In another case, Carvin exposed the true identity of a hoax blogger. Syrian-American Amina Abdallah Arraf al Omari, who blogged as ‘Gay Girl in Damascus’, became a symbol to many Syrians’ fight for freedoms when unrest broke out there. When someone claiming to be her cousin tweeted that she had been abducted, there was wide concern all over the world, particularly in the lesbian, gay, bisexual, and transgender (LGBT) community, and the story was covered widely in the mainstream media. Several journalists, Carvin among them, raised doubts about her identity and after an exhaustive investigation that began on Twitter, Carvin helped to discover that Amina Arraf did not exist. She was fabricated entirely by an American named Tom McMaster.
Carvin told Radio Days that he has been ‘on the ground’ in the Arab unrest only once.
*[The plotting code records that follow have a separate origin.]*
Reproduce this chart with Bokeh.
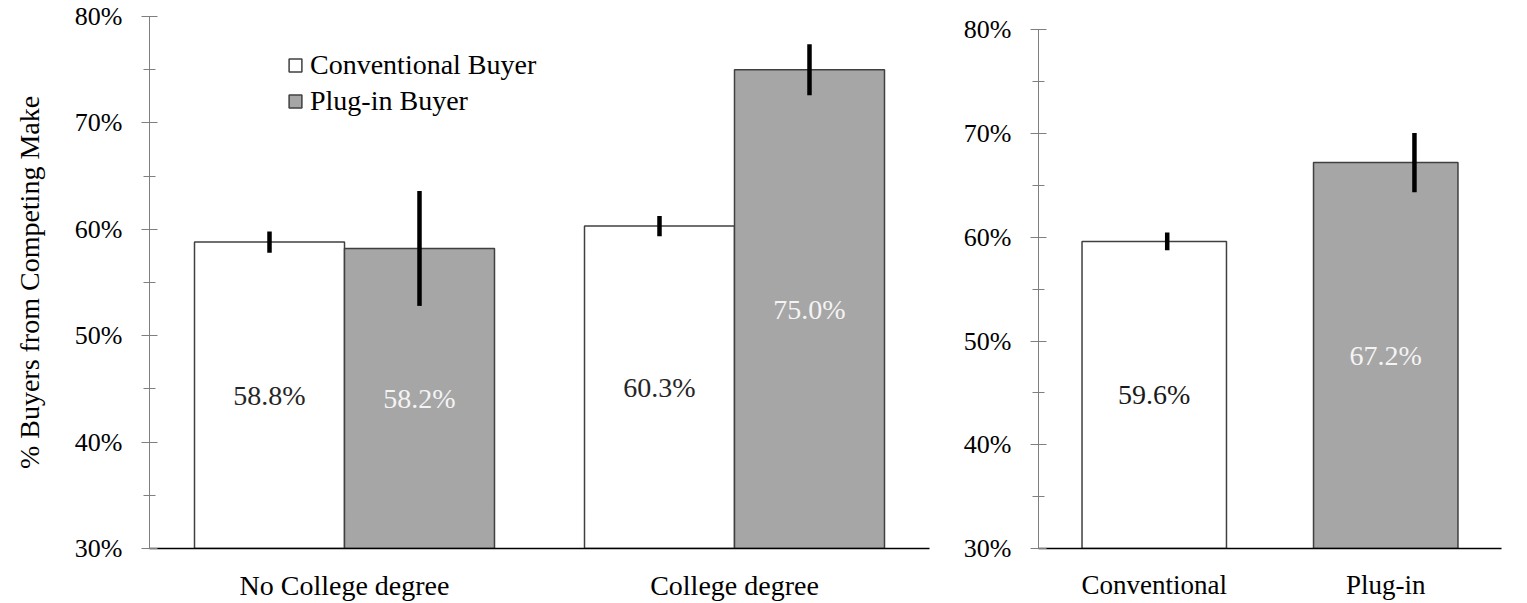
from bokeh.plotting import figure
from bokeh.models import (ColumnDataSource, FactorRange, Range1d, FixedTicker,
                          PrintfTickFormatter, Legend, LegendItem, CDSView, IndexFilter)
from bokeh.transform import dodge
from bokeh.layouts import row
from bokeh.embed import file_html
from bokeh.resources import INLINE
from bokeh.core.properties import value

# ---- data -------------------------------------------------------------
groups = ["No College degree", "College degree"]
conv_by_edu = [58.8, 60.3]          # % buyers from competing make, conventional
plug_by_edu = [58.2, 75.0]          # % buyers from competing make, plug-in
conv_by_edu_err = [1.0, 0.95]
plug_by_edu_err = [5.4, 2.4]

buyer_types = ["Conventional", "Plug-in"]
overall = [59.6, 67.2]
overall_err = [0.85, 2.85]

y_ticks = [30, 40, 50, 60, 70, 80]
y_minor = [35, 45, 55, 65, 75]

# ---- style ------------------------------------------------------------
FONT = "'Liberation Serif', serif"
GREY = "#a6a6a6"
EDGE = "#404040"
BASE = 30


def pct(v):
    return f"{v:.1f}%"


def style(p, cat_size):
    p.grid.visible = False
    p.outline_line_color = None
    p.background_fill_color = "white"
    p.border_fill_color = "white"
    yax = p.yaxis[0]
    yax.ticker = FixedTicker(ticks=y_ticks, minor_ticks=y_minor)
    yax.formatter = PrintfTickFormatter(format="%d%%")
    yax.bounds = (30, 80)
    yax.axis_line_color = "#7f7f7f"
    yax.major_tick_line_color = "#7f7f7f"
    yax.minor_tick_line_color = "#7f7f7f"
    yax.major_tick_in = 8
    yax.major_tick_out = 8
    yax.minor_tick_in = 6
    yax.minor_tick_out = 6
    yax.major_label_text_font = FONT
    yax.major_label_text_font_size = "26px"
    yax.major_label_text_color = "black"
    yax.major_label_standoff = 19
    xax = p.xaxis[0]
    xax.axis_line_color = "black"
    xax.axis_line_width = 1.5
    xax.major_tick_line_color = None
    xax.major_tick_in = 0
    xax.major_tick_out = 0
    xax.major_label_text_font = FONT
    xax.major_label_text_font_size = cat_size
    xax.major_label_text_color = "black"
    xax.major_label_standoff = 21


# ---- left panel: by education ------------------------------------------
src1 = ColumnDataSource(dict(
    group=groups,
    conv=conv_by_edu,
    plug=plug_by_edu,
    conv_lo=[v - e for v, e in zip(conv_by_edu, conv_by_edu_err)],
    conv_hi=[v + e for v, e in zip(conv_by_edu, conv_by_edu_err)],
    plug_lo=[v - e for v, e in zip(plug_by_edu, plug_by_edu_err)],
    plug_hi=[v + e for v, e in zip(plug_by_edu, plug_by_edu_err)],
    conv_mid=[(BASE + v) / 2 for v in conv_by_edu],
    plug_mid=[(BASE + v) / 2 for v in plug_by_edu],
    conv_lab=[pct(v) for v in conv_by_edu],
    plug_lab=[pct(v) for v in plug_by_edu],
))

p1 = figure(x_range=FactorRange(*groups, range_padding=0), y_range=Range1d(30, 80),
            width=960, height=603, min_border_left=149, min_border_right=31,
            min_border_top=16, min_border_bottom=55, title=None,
            output_backend="svg", toolbar_location=None)
style(p1, "28px")
p1.yaxis[0].axis_label = "% Buyers from Competing Make"
p1.yaxis[0].axis_label_text_font = FONT
p1.yaxis[0].axis_label_text_font_size = "28px"
p1.yaxis[0].axis_label_text_font_style = "normal"
p1.yaxis[0].axis_label_text_color = "black"
p1.yaxis[0].axis_label_standoff = 27

BW = 0.3846
OFF = BW / 2
x_conv = dodge("group", -OFF, range=p1.x_range)
x_plug = dodge("group", OFF, range=p1.x_range)

r_conv = p1.vbar(x=x_conv, top="conv", bottom=BASE, width=BW, source=src1,
                 fill_color="white", line_color=EDGE, line_width=1.5)
r_plug = p1.vbar(x=x_plug, top="plug", bottom=BASE, width=BW, source=src1,
                 fill_color=GREY, line_color=EDGE, line_width=1.5)
p1.segment(x0=x_conv, x1=x_conv, y0="conv_lo", y1="conv_hi", source=src1,
           line_color="black", line_width=4.5)
p1.segment(x0=x_plug, x1=x_plug, y0="plug_lo", y1="plug_hi", source=src1,
           line_color="black", line_width=4.5)
p1.text(x=x_conv, y="conv_mid", text="conv_lab", source=src1, text_align="center",
        text_baseline="middle", text_font=value(FONT), text_font_size=value("28px"),
        text_color="#262626")
p1.text(x=x_plug, y="plug_mid", text="plug_lab", source=src1, text_align="center",
        text_baseline="middle", text_font=value(FONT), text_font_size=value("28px"),
        text_color="#f4f4f4")

legend = Legend(items=[LegendItem(label="Conventional Buyer", renderers=[r_conv]),
                       LegendItem(label="Plug-in Buyer", renderers=[r_plug])],
                location=(138, 431), orientation="vertical",
                padding=0, margin=0, spacing=4, label_standoff=7,
                glyph_width=16, glyph_height=16,
                label_text_font=FONT, label_text_font_size="28px",
                label_text_color="black",
                border_line_color=None, background_fill_alpha=0)
p1.add_layout(legend)

# ---- right panel: all buyers ---------------------------------------------
src2 = ColumnDataSource(dict(
    buyer=buyer_types,
    share=overall,
    lo=[v - e for v, e in zip(overall, overall_err)],
    hi=[v + e for v, e in zip(overall, overall_err)],
    mid=[(BASE + v) / 2 for v in overall],
    lab=[pct(v) for v in overall],
    fill=["white", GREY],
    txt=["#1a1a1a", "#f4f4f4"],
))

# the row shares frame tops, so this panel's range runs a bit past 80%
# and its axis line is bounded to 30-80%
p2 = figure(x_range=FactorRange(*buyer_types, range_padding=0), y_range=Range1d(30, 81.28),
            width=567, height=603, min_border_left=73, min_border_right=26,
            min_border_top=16, min_border_bottom=55, title=None,
            output_backend="svg", toolbar_location=None)
style(p2, "27px")

p2.vbar(x="buyer", top="share", bottom=BASE, width=0.624, source=src2,
        fill_color="fill", line_color=EDGE, line_width=1.5)
# whiskers sit a little right of each bar centre
whisker_shift = [0.056, 0.124]
for i, s in enumerate(whisker_shift):
    xw = dodge("buyer", s, range=p2.x_range)
    p2.segment(x0=xw, x1=xw, y0="lo", y1="hi", source=src2,
               view=CDSView(filter=IndexFilter([i])),
               line_color="black", line_width=4.5)
p2.text(x="buyer", y="mid", text="lab", source=src2, text_align="center",
        text_baseline="middle", text_font=value(FONT), text_font_size=value("28px"),
        text_color="txt")

layout = row(p1, p2, spacing=0)
open("out.html", "w").write(file_html(layout, INLINE))
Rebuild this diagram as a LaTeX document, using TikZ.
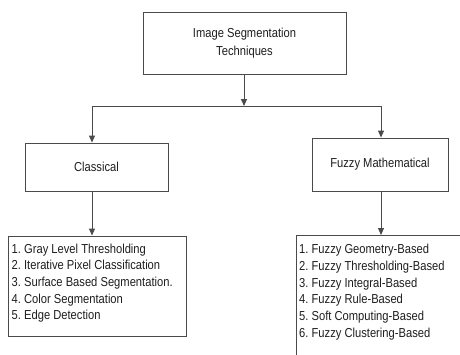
\documentclass[tikz,border=0pt]{standalone}
\usepackage{fontspec}
\setmainfont[FakeStretch=0.86]{Liberation Sans}
\usetikzlibrary{arrows.meta}
\definecolor{ln}{HTML}{4A4A4A}
\definecolor{tx}{HTML}{1E1E1E}
\begin{document}
\frenchspacing
\begin{tikzpicture}[x=1pt,y=-1pt,
  box/.style={draw=ln,line width=0.9pt,rectangle,inner sep=0pt,text=tx,align=center,font=\fontsize{13}{18}\selectfont\frenchspacing},
  listtext/.style={anchor=north west,inner sep=0pt,align=left,text=tx,font=\fontsize{13}{16.7}\selectfont\frenchspacing},
  arr/.style={draw=ln,line width=0.9pt,-{Triangle[length=7pt,width=6pt]}},
  ln/.style={draw=ln,line width=0.9pt}]
\useasboundingbox (0,0) rectangle (460,354);
\clip (0,0) rectangle (460,354);
\node[box,minimum width=203pt,minimum height=62pt] (top) at (244.5,43) {Image Segmentation\\Techniques};
\node[box,minimum width=143pt,minimum height=48pt] (cls) at (96.5,167) {Classical};
\node[box,minimum width=136pt,minimum height=53pt] (fuz) at (380,164.5) {Fuzzy Mathematical};
\node[draw=ln,line width=0.9pt,minimum width=178pt,minimum height=100pt,inner sep=0pt] (clist) at (97,286) {};
\node[draw=ln,line width=0.9pt,minimum width=180pt,minimum height=130pt,inner sep=0pt,anchor=north west] (flist) at (296,235) {};
\node[listtext] (ctext) at (11.5,243.5) {1. Gray Level Thresholding\\2. Iterative Pixel Classification\\3. Surface Based Segmentation.\\4. Color Segmentation\\5. Edge Detection};
\node[listtext] (ftext) at (299,244) {1. Fuzzy Geometry-Based\\2. Fuzzy Thresholding-Based\\3. Fuzzy Integral-Based\\4. Fuzzy Rule-Based\\5. Soft Computing-Based\\6. Fuzzy Clustering-Based};
\coordinate (j) at (244,106);
\coordinate (jl) at (92,106);
\coordinate (jr) at (381,106);
\draw[arr] (top.south -| j) -- (j);
\draw[ln] (jl) -- (jr);
\draw[arr] (jl) -- (cls.north -| jl);
\draw[arr] (jr) -- (fuz.north -| jr);
\draw[arr] (cls.south -| jl) -- (clist.north -| jl);
\draw[arr] (fuz.south -| jr) -- (flist.north -| jr);
\end{tikzpicture}
\end{document}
On a visit to Cairo in 2012, he and some friends were sitting at a rooftop café when they heard the pop-pop of teargas canisters. Rushing off to find the action, they ended up caught between the police on one hand and protesters on the other. He said this was when he realised that his brand of ‘bird’s eye view’ reporting was valuable, because someone embroiled in the action only gets a very localised idea of what’s going on. He had no idea how many people were involved in that particular protest, or what was happening in other parts of the city. On the other hand, the bird’s eye view relies on reports from those on the ground.
This is why innovative approaches using social media will not replace traditional journalism, Carvin said. “Social media and field reporting are complementary,” he adds. “One will never replace the other.”